International Paper Co. v. Ouellette – The Clean Water Act pre-empts state environmental nuisance suits, unless the pollution actually originated from the state whose law is used.
California v. Brown – Before a jury deliberates over the sentence in a capital case, it may be instructed not to be swayed by “mere sentiment, conjecture, sympathy,” or other irrelevant factors.
Newton v. Rumery – Deals where criminal charges are dropped in exchange for the accused’s promise not to file a 1983 civil rights action against the police afterward are not per se invalid.
O’Connor v. Ortega – In a government work environment, warrantless ‘special needs’ searches of an employee’s office space are not per se unreasonable.

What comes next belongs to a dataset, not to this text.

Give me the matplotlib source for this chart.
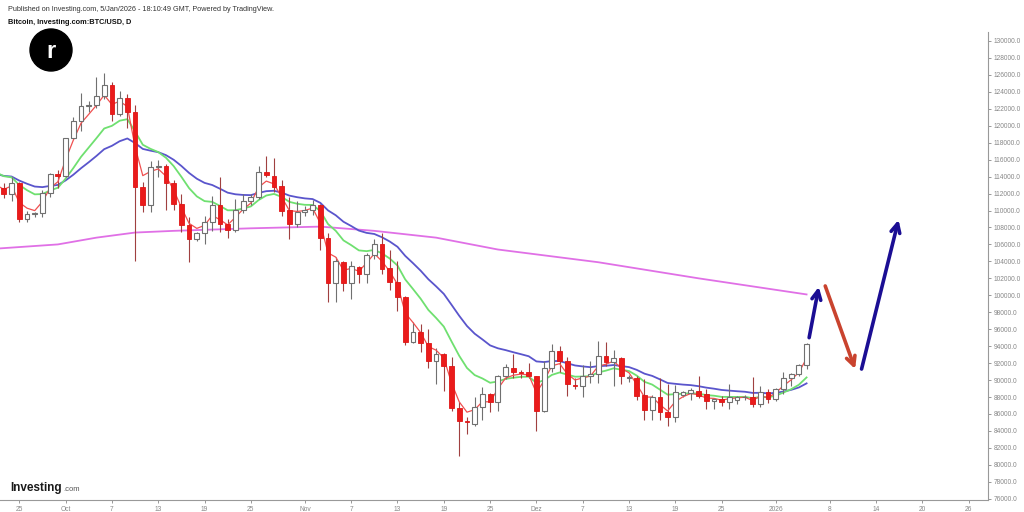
import numpy as np
import pandas as pd
import matplotlib
matplotlib.use("Agg")
import matplotlib.pyplot as plt
import matplotlib.dates as mdates
from matplotlib.patches import Ellipse

plt.rcParams['font.family'] = ['Liberation Sans', 'DejaVu Sans']

# daily candles, values in thousands of USD
dates = pd.date_range('2025-09-23', '2026-01-05', freq='D')
opens = [112.7, 112.0, 113.3, 109.0, 109.6, 109.7, 112.1, 114.3,
         114.1, 118.6, 120.6, 122.3, 122.4, 123.5, 124.8, 121.4, 123.3, 121.6,
         112.8, 110.7, 115.1, 115.2, 113.2, 110.8, 108.3, 106.6, 107.3, 108.6,
         110.6, 108.4, 107.7, 110.1, 111.1, 111.6, 114.6, 114.1, 112.9, 110.1, 108.4,
         109.8, 110.1, 110.6, 106.7, 101.5, 103.9, 101.4, 103.3, 102.5, 104.8,
         106.1, 103.2, 101.6, 99.8, 94.5, 95.7, 94.4, 92.2, 93.1, 91.7, 86.7,
         85.2, 84.8, 86.8, 88.4, 87.4, 90.5, 91.4, 90.9, 90.9,
         90.5, 86.4, 91.4, 93.4, 92.2, 89.4, 89.3, 90.5, 90.7, 92.8, 92.1,
         92.6, 90.3, 90.3, 88.2, 86.5, 88.0, 86.2, 85.6, 88.2, 88.5, 88.7,
         88.4, 87.5, 87.8, 87.4, 87.7, 88.0, 88.0, 87.2, 88.6,
         87.8, 88.9, 90.2, 90.7, 91.8]
highs = [113.3, 113.9, 113.4, 110.0, 109.8, 112.4, 114.4, 114.8,
         118.6, 121.0, 123.9, 122.9, 125.7, 126.2, 125.1, 124.1, 123.7, 122.5,
         113.4, 115.8, 116.0, 115.5, 113.6, 111.9, 109.2, 107.5, 109.4, 111.7,
         114.0, 109.0, 111.3, 112.0, 111.9, 115.3, 116.4, 116.2, 113.6, 111.6, 111.1,
         110.5, 111.2, 110.8, 107.3, 104.5, 104.1, 104.1, 103.4, 105.0, 106.6,
         107.4, 105.3, 104.0, 99.9, 96.8, 96.6, 96.0, 93.8, 93.2, 92.7, 87.4,
         85.6, 88.0, 89.2, 88.5, 90.6, 91.9, 93.1, 91.2, 92.0,
         90.5, 92.3, 94.2, 94.0, 92.7, 90.3, 91.8, 92.3, 94.6, 94.5, 93.6,
         92.7, 90.6, 90.5, 90.1, 88.2, 90.3, 89.5, 89.4, 88.7, 89.1, 90.5,
         88.9, 87.9, 88.1, 89.5, 88.1, 88.2, 90.4, 89.3, 89.0,
         89.1, 90.9, 90.8, 91.9, 94.4]
lows = [111.5, 111.1, 108.7, 108.7, 109.2, 109.2, 111.6, 112.7,
        113.9, 118.4, 119.4, 121.6, 122.1, 123.1, 120.6, 121.1, 119.7, 104.0,
        109.8, 109.8, 113.9, 110.1, 110.1, 107.5, 103.9, 106.4, 106.1, 107.6,
        107.5, 106.8, 107.5, 109.7, 110.6, 111.3, 113.9, 112.2, 109.3, 106.6, 108.1,
        109.4, 109.5, 105.4, 99.2, 99.2, 100.5, 99.6, 101.5, 101.5, 104.3,
        102.5, 100.6, 98.1, 94.1, 94.4, 93.3, 91.4, 89.5, 88.7, 86.3, 81.0,
        83.6, 84.6, 85.3, 86.2, 86.3, 90.1, 90.2, 90.2, 90.3,
        84.0, 86.2, 91.0, 90.9, 88.1, 88.9, 88.0, 89.6, 89.6, 91.6, 89.3,
        89.5, 89.8, 87.6, 85.3, 85.3, 85.3, 84.6, 85.1, 88.0, 87.6, 87.9,
        86.6, 86.6, 86.9, 86.6, 87.2, 87.6, 86.8, 86.8, 87.3,
        87.5, 88.3, 89.3, 90.5, 91.3]
closes = [112.0, 113.3, 109.0, 109.6, 109.7, 112.1, 114.3, 114.1,
          118.6, 120.6, 122.3, 122.4, 123.5, 124.8, 121.4, 123.3, 121.6, 112.8,
          110.7, 115.1, 115.2, 113.2, 110.8, 108.3, 106.6, 107.3, 108.6, 110.6,
          108.4, 107.7, 110.1, 111.1, 111.6, 114.6, 114.2, 112.8, 110.0, 108.4, 109.8,
          110.1, 110.6, 106.7, 101.5, 104.0, 101.4, 103.4, 102.5, 104.8, 106.0,
          103.1, 101.6, 99.8, 94.5, 95.7, 94.4, 92.3, 93.1, 91.7, 86.7, 85.2,
          85.0, 86.8, 88.4, 87.4, 90.5, 91.5, 90.9, 90.85, 90.5,
          86.4, 91.4, 93.4, 92.2, 89.5, 89.3, 90.5, 90.7, 92.8, 92.1, 92.6,
          90.5, 90.35, 88.1, 86.5, 88.0, 86.2, 85.6, 88.6, 88.6, 88.8, 88.1,
          87.5, 87.8, 87.4, 88.0, 88.0, 88.05, 87.2, 88.6, 87.8,
          89.0, 90.2, 90.7, 91.8, 94.2]

# moving average start values (Sep 22)
ma_seed_date = '2025-09-22'
ema_fast_seed, ema_mid_seed, ema_slow_seed = 113.0, 114.5, 114.3

# long moving average (magenta)
ma200_dates = pd.to_datetime(['2025-09-22', '2025-09-30', '2025-10-05', '2025-10-10',
                              '2025-10-15', '2025-10-25', '2025-11-03', '2025-11-10',
                              '2025-11-18', '2025-11-26', '2025-12-09', '2025-12-22',
                              '2026-01-05'])
ma200_vals = [105.5, 106.0, 106.8, 107.4, 107.6, 107.9, 108.1, 107.6,
              106.8, 105.4, 103.9, 102.0, 100.1]

# hand drawn arrows: (start date, start price, end date, end price, colour)
arrows = [
    ('2026-01-05 08:00', 95.0, '2026-01-06 14:00', 101.0, '#1b0e94'),
    ('2026-01-07 10:00', 101.1, '2026-01-11 07:00', 91.3, '#c9432e'),
    ('2026-01-12 03:00', 91.3, '2026-01-16 22:00', 108.9, '#1b0e94'),
]

tick_dates = pd.to_datetime(['2025-09-25', '2025-10-01', '2025-10-07', '2025-10-13',
                             '2025-10-19', '2025-10-25', '2025-11-01', '2025-11-07',
                             '2025-11-13', '2025-11-19', '2025-11-25', '2025-12-01',
                             '2025-12-07', '2025-12-13', '2025-12-19', '2025-12-25',
                             '2026-01-01', '2026-01-08', '2026-01-14', '2026-01-20',
                             '2026-01-26'])
tick_labels = ['25', 'Oct', '7', '13', '19', '25', 'Nov', '7', '13', '19', '25',
               'Dez', '7', '13', '19', '25', '2026', '8', '14', '20', '26']


def ema(seed, values, span):
    alpha = 2.0 / (span + 1)
    out = [seed]
    for v in values:
        out.append(out[-1] + alpha * (v - out[-1]))
    return np.array(out)


fig = plt.figure(figsize=(10.24, 5.12), dpi=100)
ax = fig.add_axes([0.0, 0.0234, 0.9648, 0.914])

x = mdates.date2num(dates)
o = np.array(opens) * 1000
h = np.array(highs) * 1000
l = np.array(lows) * 1000
c = np.array(closes) * 1000
up = c >= o

# moving averages
ma_x = np.concatenate([[mdates.date2num(pd.Timestamp(ma_seed_date))], x])
ax.plot(mdates.date2num(ma200_dates), np.array(ma200_vals) * 1000, color='#e070e6', lw=1.3, zorder=2)
ax.plot(ma_x, ema(ema_slow_seed, closes, 20) * 1000, color='#5a55cc', lw=1.3, zorder=2)
ax.plot(ma_x, ema(ema_mid_seed, closes, 10) * 1000, color='#6fe070', lw=1.3, zorder=2)
ax.plot(ma_x, ema(ema_fast_seed, closes, 3) * 1000, color='#f05050', lw=0.9, zorder=4)

# candles
w = 0.62
body_low = np.minimum(o, c)
body_h = np.maximum(np.abs(c - o), 60)
ax.vlines(x[up], l[up], h[up], color='#707070', lw=0.8, zorder=3)
ax.vlines(x[~up], l[~up], h[~up], color='#a04040', lw=0.8, zorder=3)
ax.bar(x[up], body_h[up], w, bottom=body_low[up], color='white', edgecolor='#707070',
       lw=0.8, zorder=5)
ax.bar(x[~up], body_h[~up], w, bottom=body_low[~up], color='#ea1b1b', edgecolor='#e01515',
       lw=0.6, zorder=5)

for d0, p0, d1, p1, col in arrows:
    ax.annotate('', xy=(mdates.date2num(pd.Timestamp(d1)), p1 * 1000),
                xytext=(mdates.date2num(pd.Timestamp(d0)), p0 * 1000),
                arrowprops=dict(arrowstyle='->', color=col, lw=2.6, mutation_scale=16,
                                shrinkA=0, shrinkB=0), zorder=6)

ax.set_xlim(mdates.date2num(pd.Timestamp('2025-09-22 12:00')),
            mdates.date2num(pd.Timestamp('2026-01-28 12:00')))
ax.set_ylim(75850, 131050)

ax.yaxis.tick_right()
ax.set_yticks(np.arange(76000, 130001, 2000))
ax.set_yticklabels([f"{v:.1f}" for v in np.arange(76000, 130001, 2000)])
ax.set_xticks(mdates.date2num(tick_dates))
ax.set_xticklabels(tick_labels)
ax.tick_params(axis='both', labelsize=4.8, colors='#888888', length=2, width=0.6, pad=2)

for side in ['left', 'top']:
    ax.spines[side].set_visible(False)
for side in ['right', 'bottom']:
    ax.spines[side].set_color('#999999')
    ax.spines[side].set_linewidth(0.8)

# header texts and logos
fig.text(0.008, 0.982, 'Published on Investing.com, 5/Jan/2026 - 18:10:49 GMT, Powered by TradingView.',
         fontsize=5.25, color='#333333', va='center')
fig.text(0.008, 0.957, 'Bitcoin, Investing.com:BTC/USD, D', fontsize=5.3, color='#111111',
         fontweight='bold', va='center')

logo = Ellipse((51 / 1024, 1 - 50 / 512), 42 / 1024, 42 / 512, transform=fig.transFigure,
               color='black', zorder=10)
fig.add_artist(logo)
fig.text(51 / 1024, 1 - 51 / 512, 'r', fontsize=17, color='white', fontweight='bold',
         ha='center', va='center', zorder=11)

fig.text(0.010, 0.046, 'Investing', fontsize=8.5, fontweight='bold', color='#1a1a1a', va='center')
fig.text(0.0615, 0.044, '.com', fontsize=5.5, color='#555555', va='center')

fig.savefig('out.png', dpi=100)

Pennzoil Co. v. Texaco Inc. – In accordance with the Younger doctrine, federalism demands that federal courts must not interfere with state courts enforcing their civil judgments, such as Texaco being ordered to pay $11 billion by a Texas court.
Tison v. Arizona – A criminal defendant may be sentenced to death when he participates in a felony that ends with a co-conspirator independently committing a homicide, provided that he demonstrates reckless indifference to human life during this participation.
McCleskey v. Kemp – Statistics, showing that murderers of white victims are far more likely to be sentence to death than murderers of black victims, do not prove that a state’s capital punishment system is unconstitutional.
Pope v. Illinois – When community standards rather than the ‘reasonable person’ standard is used in an obscenity trial, the case is susceptible to harmless error analysis.
Arizona v. Mauro – After a suspect cuts off interrogation, it is not unconstitutional to openly record a conversation at the police station between a suspect and his wife, and then introduce the recording into evidence.
Pennsylvania v. Finley – Pennsylvania is not required to provide a public defender for someone who is challenging a conviction on collateral review.
Turner v. Safley – A prison may have a rule prohibiting inmates from corresponding with other (non-relative) inmates.
Shearson/American Express Inc. v. McMahon – Contracts which subject Exchange Act disputes to arbitration rather than litigation are enforceable.
ICC v. Locomotive Engineers – In the absence of special factors, agency decisions refusing to issue a clarification and refusing to reconsider a completed ruling are non-reviewable.
O’Lone v. Estate of Shabazz – Denying a Muslim prisoner the right to participate in Jumu’ah due to alleged prison security concerns does not violate the Free Exercise clause.
Hewitt v. Helms – When a court holds that a due process violation occurs, but does not actually afford the complainant any relief whatsoever, the complainant is not a “prevailing party” entitled to Section 1988 fees.
Ricketts v. Adamson – When a convict states an intention to not testify against co-defendants at their retrial, that can be considered a breach sufficient to void a plea agreement which spares the convict the death penalty so long as he testifies against his co-defendants. If in breach, the convict may be retried.
Tanner v. United States – When evidence comes forward that members of a jury abused alcohol, marijuana, and cocaine, there cannot even be so much as an evidentiary hearing to potentially set aside the jury’s verdict.
Solorio v. United States – O’Callahan is overruled, and military courts can try all offenses committed by members of the military, and not just offenses that are military service related.
Welch v. Texas Highways & Public Transp. Dept. – The Jones Act, a federal tort claim statute, does not give a resident of a state the legal power to sue that state.
Pennsylvania v. Del. Valley Citizens’ Council – When courts award attorney fees in contingency pay cases, they should not give bonuses for the ‘riskiness’ of the litigation, or use multipliers to increase the base amount.
Greer v. Miller – Doyle is not violated when a single question at trial about a defendant’s silence is immediately overruled, and that single question can be considered harmless error.
Nollan v. California Coastal Comm’n – When a state has a goal of allowing the public to see the beach from a street, conditioning a building permit for a large beach house on allowing easement through the beach itself violates the Taking Clause. There must be a stronger connection between the goal and the regulation.
Griffin v. Wisconsin – A statute allowing a probationer’s home to be searched without a warrant, and upon mere reasonable grounds of suspicion, does not run afoul with the Fourth Amendment.